- Born: 15 July 1988 (age 38) Gafsa, Tunisia
- Citizenship: Tunisian/American
- Education: École Centrale de Lille University of Texas at Austin

= Olfa Hamdi =

Tunisian politician and businesswoman

Olfa Hamdi (ألفة الحامدي; born 15 July 1988) is a Tunisian center-right politician and businesswoman born in the city of Gafsa in southern Tunisia. She is an international expert in capital project management. She previously held the position of President and general manager of Tunisian Airlines.

She is the founder and elected president of the Third Republic Party of Tunisia.

== Biography ==
Olfa received her primary and secondary education in Tunisia and passed the General Secondary School exam with distinction, enabling her to be among the top in The Republic. Then, thanks to a scholarship from The Tunisian State, she went to Paris and Lille in France where she studied there and obtained a Master's degree in engineering, from Centrale Lille, and after that she headed to the United States of America, where she continued her studies at University of Texas Austin, where she obtained a master's degree in Project Management major.

== Professional career ==
Olfa has worked on several projects in United States. Then she founded Concord Technology Enterprises. She is considered an international expert in major project management, and she invented the AWP technology. It is a methodology and technique that has been adopted internationally to improve the profitability of major projects by major international companies such as ExxonMobil. She also assumed the position of Executive Director of the Advanced Work Packaging Institute, and worked for a period in Tunisia within the Ministry of National Defense at the Supreme Defense Institute as a teacher and lecturer in project management within the Staff School of the Ministry.

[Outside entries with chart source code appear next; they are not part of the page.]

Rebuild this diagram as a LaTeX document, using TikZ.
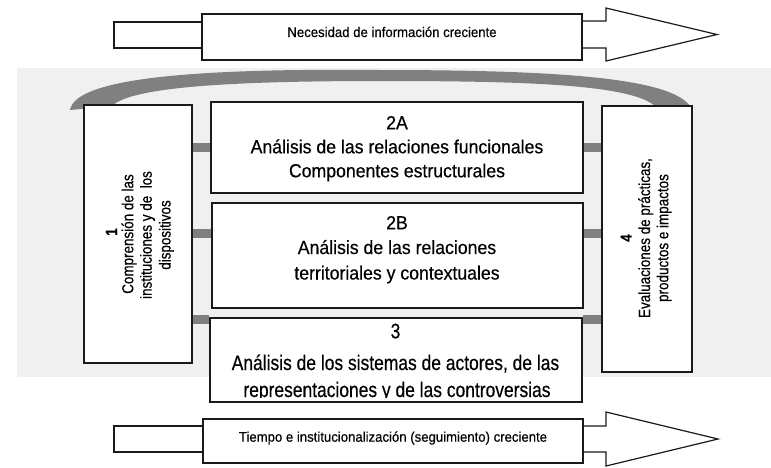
\documentclass[tikz,border=0pt]{standalone}
\usepackage{fontspec}
\setmainfont{Liberation Sans}
\newfontfamily\arrowfont{Liberation Sans}[FakeStretch=0.94,FakeBold=0.4]
\newfontfamily\midfont{Liberation Sans}[FakeStretch=0.93,FakeBold=0.4]
\newfontfamily\thirdfont{Liberation Sans}[FakeStretch=0.83,FakeBold=0.4]
\newfontfamily\sidefont{Liberation Sans}[FakeStretch=0.84,FakeBold=0.4]
\definecolor{bgg}{HTML}{F0F0F0}
\definecolor{barg}{HTML}{808080}
\definecolor{ink}{HTML}{1A1A1A}
\pgfdeclarelayer{bg}
\pgfsetlayers{bg,main}
\begin{document}
\begin{tikzpicture}[x=1pt,y=-1pt,
  box/.style={draw=ink, line width=1.2pt, fill=white, inner sep=0pt},
  outl/.style={draw=ink, line width=1.2pt, fill=white, line join=miter},
  bar/.style={draw=barg, line width=9pt},
  lbl/.style={anchor=base, inner sep=0pt, text=black},
  arrtxt/.style={lbl, font=\arrowfont\fontsize{14}{17}\selectfont},
  midtxt/.style={lbl, font=\midfont\fontsize{19}{22}\selectfont},
  trdtxt/.style={lbl, font=\thirdfont\fontsize{21}{24}\selectfont},
  sidetxt/.style={lbl, rotate=90, font=\sidefont\fontsize{16}{18}\selectfont}]
\useasboundingbox (0,0) rectangle (771,467);

% ---- top arrow ----
\draw[outl] (202,22) -- (114,22) -- (114,48) -- (202,48);
\draw[outl] (582,21) -- (606,21) -- (606,8) -- (717,34.5) -- (606,61) -- (606,48) -- (582,48);
\node[box, minimum width=380pt, minimum height=46pt] (topbox) at (392,37) {};
\node[arrtxt] (toptxt) at (392,37) {Necesidad de información creciente};

% ---- boxes ----
\node[box, minimum width=108pt, minimum height=258pt] (b1) at (138,234) {};
\node[box, minimum width=90pt, minimum height=266pt] (b4) at (647,239) {};
\node[box, minimum width=372pt, minimum height=91pt] (b2a) at (397,147.5) {};
\node[box, minimum width=371pt, minimum height=105pt] (b2b) at (397.5,255.5) {};
\node[box, minimum width=372pt, minimum height=84pt] (b3) at (396,360) {};

% ---- background layer ----
\begin{pgfonlayer}{bg}
  \fill[bgg] (17,68) rectangle (771,377);
  \fill[barg] (70,110) .. controls (75,80) and (180,68) .. (380,70)
     .. controls (560,70) and (670,78) .. (690,106) -- (655,106)
     .. controls (630,84) and (520,81) .. (380,81)
     .. controls (220,81) and (130,88) .. (112,106) -- cycle;
  \draw[bar] (b1.east |- 0,147) -- (b2a.west |- 0,147);
  \draw[bar] (b2a.east |- 0,147) -- (b4.west |- 0,147);
  \draw[bar] (b1.east |- 0,233) -- (b2b.west |- 0,233);
  \draw[bar] (b2b.east |- 0,233) -- (b4.west |- 0,233);
  \draw[bar] (b1.east |- 0,319) -- (b3.west |- 0,319);
  \draw[bar] (b3.east |- 0,319) -- (b4.west |- 0,319);
\end{pgfonlayer}

% ---- texts ----
\node[midtxt] (t2a1) at (397,129.3) {2A};
\node[midtxt] (t2a2) at (397,153.3) {Análisis de las relaciones funcionales};
\node[midtxt] (t2a3) at (397,177.3) {Componentes estructurales};

\node[midtxt] (t2b1) at (397,229.3) {2B};
\node[midtxt] (t2b2) at (397,254) {Análisis de las relaciones};
\node[midtxt] (t2b3) at (397,279.5) {territoriales y contextuales};

\begin{scope}
  \clip (211,319) rectangle (581,397);
  \node[trdtxt] (t31) at (395.5,338.3) {3};
  \node[trdtxt] (t32) at (395.5,370) {Análisis de los sistemas de actores, de las};
  \node[trdtxt] (t33) at (397,397) {representaciones y de las controversias};
\end{scope}

\node[sidetxt] (t11) at (117,232) {\bfseries 1};
\node[sidetxt] (t12) at (133.3,234) {Comprensión de las};
\node[sidetxt] (t13) at (151.7,235) {instituciones y de~ los};
\node[sidetxt] (t14) at (170.5,235) {dispositivos};

\node[sidetxt] (t41) at (631.7,238) {\bfseries 4};
\node[sidetxt] (t42) at (650,238) {Evaluaciones de prácticas,};
\node[sidetxt] (t43) at (668.3,238) {productos e impactos};

% ---- bottom arrow ----
\draw[outl] (203,426) -- (114,426) -- (114,452) -- (203,452);
\draw[outl] (583,426) -- (606,426) -- (606,412) -- (718,439) -- (606,466) -- (606,452) -- (583,452);
\node[box, minimum width=380pt, minimum height=44pt] (botbox) at (393,441) {};
\node[arrtxt] (bottxt) at (393,441.7) {Tiempo e institucionalización (seguimiento) creciente};
\end{tikzpicture}
\end{document}
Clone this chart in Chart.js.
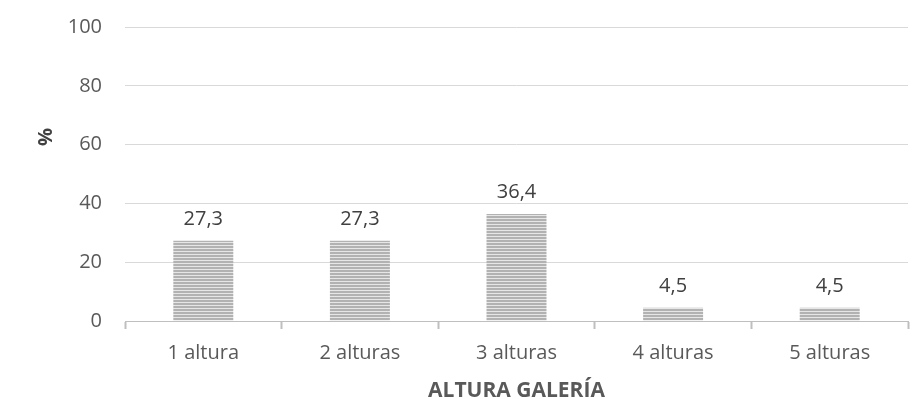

== President of Tunisair ==
She was appointed on January 4, 2021 as head of Tunisian Airlines, making her the third woman to hold the position after Salwa Al-Sagheer and Sarah Rajab. After disagreements between her and The Tunisian General Labor Union on the reform path of the airline, She was removed from her position on February 22, 2021.

== Political career ==
Olfa Hamdi was a presidential candidate in the 2024 presidential election of Tunisia.
She founded and leads the Third Republic Party of Tunisia.
Olfa Hamdi was a professor in the Tunisian Military. In February 2026, she was detained at the airport shortly after disembarking a flight. Opposition figures described her arrest as part of a crackdown on dissent.